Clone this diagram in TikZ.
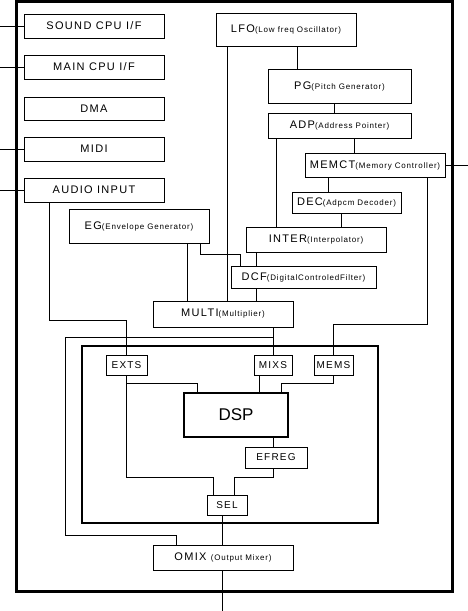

* * *

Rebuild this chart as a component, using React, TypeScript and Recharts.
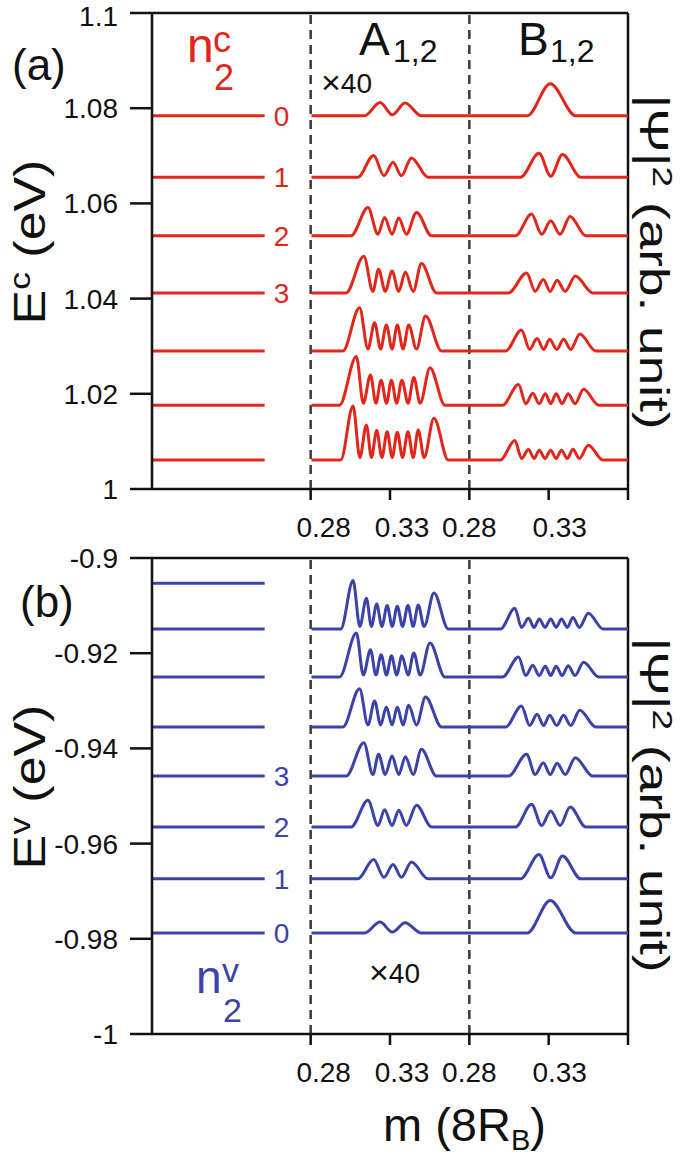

---

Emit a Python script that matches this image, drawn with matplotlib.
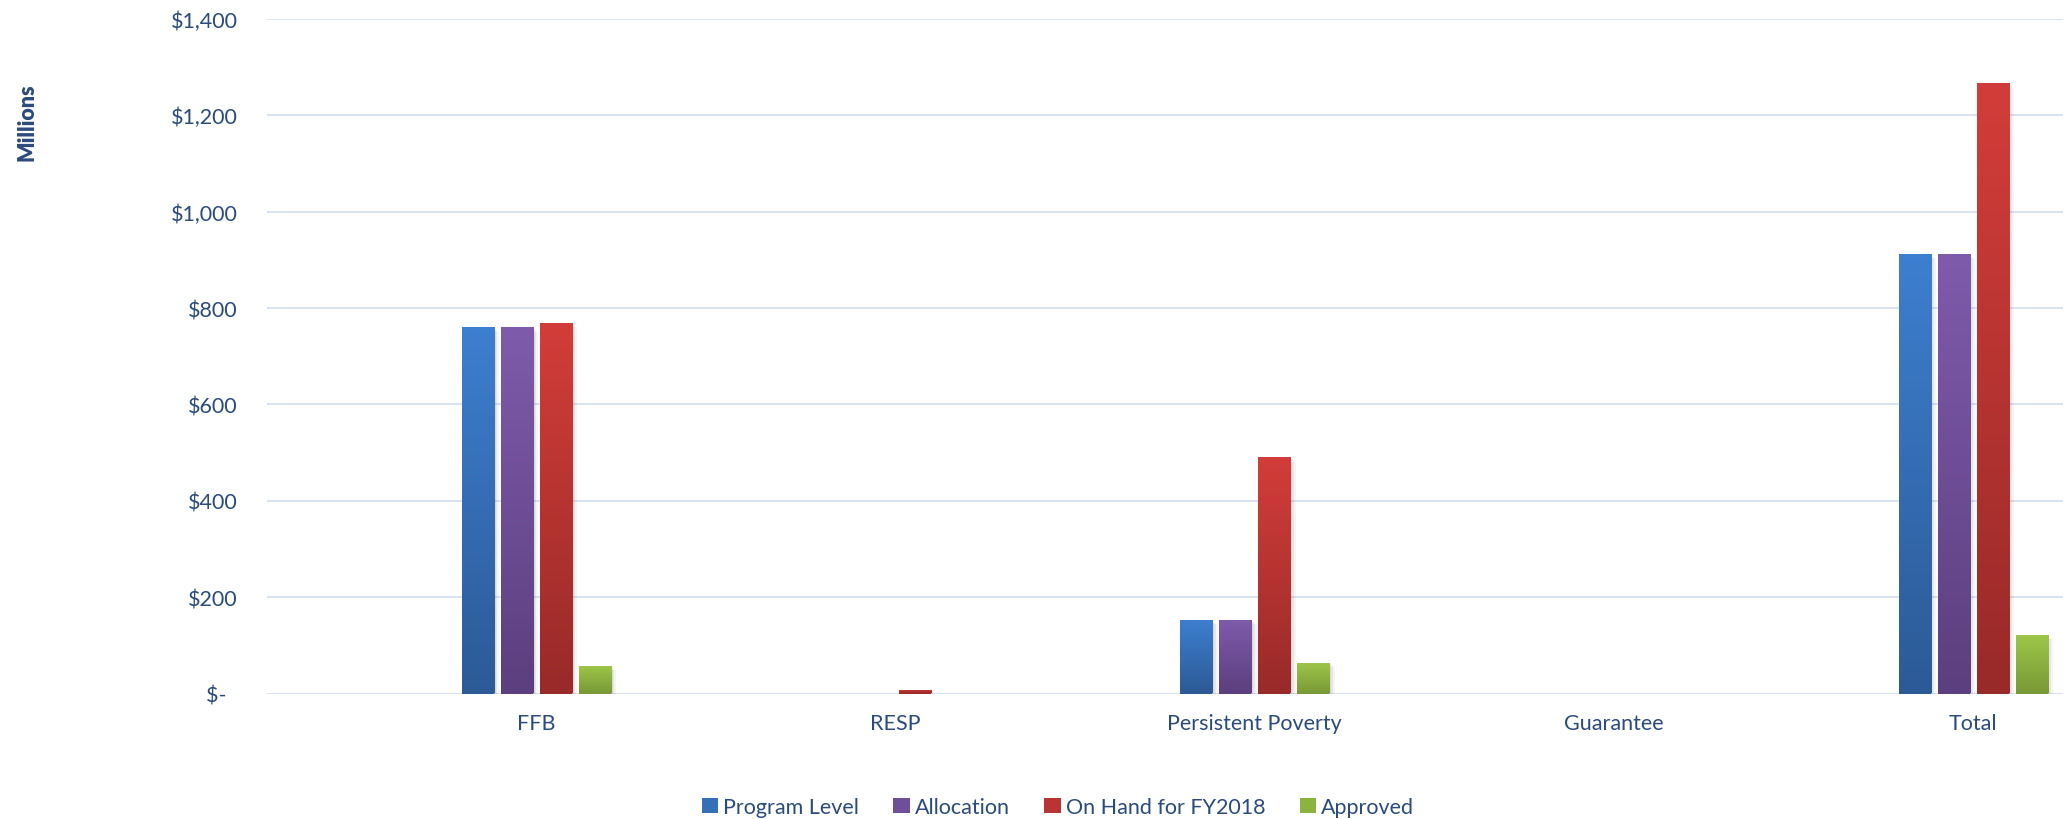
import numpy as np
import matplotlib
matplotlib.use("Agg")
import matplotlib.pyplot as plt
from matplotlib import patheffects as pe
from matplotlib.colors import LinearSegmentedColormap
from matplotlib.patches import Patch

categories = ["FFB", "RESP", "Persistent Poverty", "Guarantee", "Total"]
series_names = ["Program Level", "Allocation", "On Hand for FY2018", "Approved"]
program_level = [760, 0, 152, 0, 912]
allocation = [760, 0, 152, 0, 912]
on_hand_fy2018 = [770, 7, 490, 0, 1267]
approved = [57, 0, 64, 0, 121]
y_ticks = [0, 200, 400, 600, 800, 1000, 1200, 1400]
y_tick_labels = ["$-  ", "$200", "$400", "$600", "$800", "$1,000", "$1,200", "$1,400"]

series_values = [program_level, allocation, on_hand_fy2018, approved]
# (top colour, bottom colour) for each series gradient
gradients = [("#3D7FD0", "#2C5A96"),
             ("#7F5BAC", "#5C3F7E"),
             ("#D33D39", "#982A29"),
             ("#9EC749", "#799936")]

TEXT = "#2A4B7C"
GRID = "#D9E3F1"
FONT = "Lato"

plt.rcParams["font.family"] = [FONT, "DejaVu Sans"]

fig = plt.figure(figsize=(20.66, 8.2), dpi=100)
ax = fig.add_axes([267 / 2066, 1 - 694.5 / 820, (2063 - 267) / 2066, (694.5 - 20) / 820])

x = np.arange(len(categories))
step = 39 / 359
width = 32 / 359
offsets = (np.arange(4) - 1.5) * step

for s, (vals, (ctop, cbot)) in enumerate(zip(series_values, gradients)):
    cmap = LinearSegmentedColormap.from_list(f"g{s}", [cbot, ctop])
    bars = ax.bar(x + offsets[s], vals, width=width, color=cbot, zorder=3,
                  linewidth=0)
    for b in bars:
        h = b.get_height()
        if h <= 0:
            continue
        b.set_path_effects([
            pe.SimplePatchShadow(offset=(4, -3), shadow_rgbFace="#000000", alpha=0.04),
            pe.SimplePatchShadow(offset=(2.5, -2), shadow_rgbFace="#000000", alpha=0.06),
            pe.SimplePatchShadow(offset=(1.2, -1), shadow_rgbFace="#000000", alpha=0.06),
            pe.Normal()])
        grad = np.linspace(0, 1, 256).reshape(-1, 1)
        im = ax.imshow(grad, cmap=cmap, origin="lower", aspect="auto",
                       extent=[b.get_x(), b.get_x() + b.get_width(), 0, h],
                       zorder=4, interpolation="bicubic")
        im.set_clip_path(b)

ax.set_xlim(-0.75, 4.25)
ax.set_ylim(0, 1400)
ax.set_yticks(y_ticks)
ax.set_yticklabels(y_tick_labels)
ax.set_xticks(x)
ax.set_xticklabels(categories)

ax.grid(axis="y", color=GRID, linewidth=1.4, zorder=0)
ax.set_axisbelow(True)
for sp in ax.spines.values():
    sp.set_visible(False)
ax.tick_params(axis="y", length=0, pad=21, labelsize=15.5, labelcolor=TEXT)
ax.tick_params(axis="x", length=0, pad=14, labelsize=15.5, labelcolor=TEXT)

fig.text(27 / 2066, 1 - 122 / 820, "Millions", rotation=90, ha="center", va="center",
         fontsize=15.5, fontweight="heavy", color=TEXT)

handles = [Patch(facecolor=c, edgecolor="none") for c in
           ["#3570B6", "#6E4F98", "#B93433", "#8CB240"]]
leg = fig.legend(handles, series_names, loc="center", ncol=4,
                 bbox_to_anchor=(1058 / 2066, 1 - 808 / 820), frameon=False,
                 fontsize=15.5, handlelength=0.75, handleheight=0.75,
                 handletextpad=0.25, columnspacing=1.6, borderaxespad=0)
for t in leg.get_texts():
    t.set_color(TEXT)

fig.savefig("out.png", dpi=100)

* [Task to complete]
Output word for word the lines running from the one containing "Emit a Python" to the one containing "offsets = (np.arange(4) - 1.5) * step", both included, leaving out the pictures.

* [Exercise answer]
Emit a Python script that matches this image, drawn with matplotlib.
import numpy as np
import matplotlib
matplotlib.use("Agg")
import matplotlib.pyplot as plt
from matplotlib import patheffects as pe
from matplotlib.colors import LinearSegmentedColormap
from matplotlib.patches import Patch

categories = ["FFB", "RESP", "Persistent Poverty", "Guarantee", "Total"]
series_names = ["Program Level", "Allocation", "On Hand for FY2018", "Approved"]
program_level = [760, 0, 152, 0, 912]
allocation = [760, 0, 152, 0, 912]
on_hand_fy2018 = [770, 7, 490, 0, 1267]
approved = [57, 0, 64, 0, 121]
y_ticks = [0, 200, 400, 600, 800, 1000, 1200, 1400]
y_tick_labels = ["$-  ", "$200", "$400", "$600", "$800", "$1,000", "$1,200", "$1,400"]

series_values = [program_level, allocation, on_hand_fy2018, approved]
# (top colour, bottom colour) for each series gradient
gradients = [("#3D7FD0", "#2C5A96"),
             ("#7F5BAC", "#5C3F7E"),
             ("#D33D39", "#982A29"),
             ("#9EC749", "#799936")]

TEXT = "#2A4B7C"
GRID = "#D9E3F1"
FONT = "Lato"

plt.rcParams["font.family"] = [FONT, "DejaVu Sans"]

fig = plt.figure(figsize=(20.66, 8.2), dpi=100)
ax = fig.add_axes([267 / 2066, 1 - 694.5 / 820, (2063 - 267) / 2066, (694.5 - 20) / 820])

x = np.arange(len(categories))
step = 39 / 359
width = 32 / 359
offsets = (np.arange(4) - 1.5) * step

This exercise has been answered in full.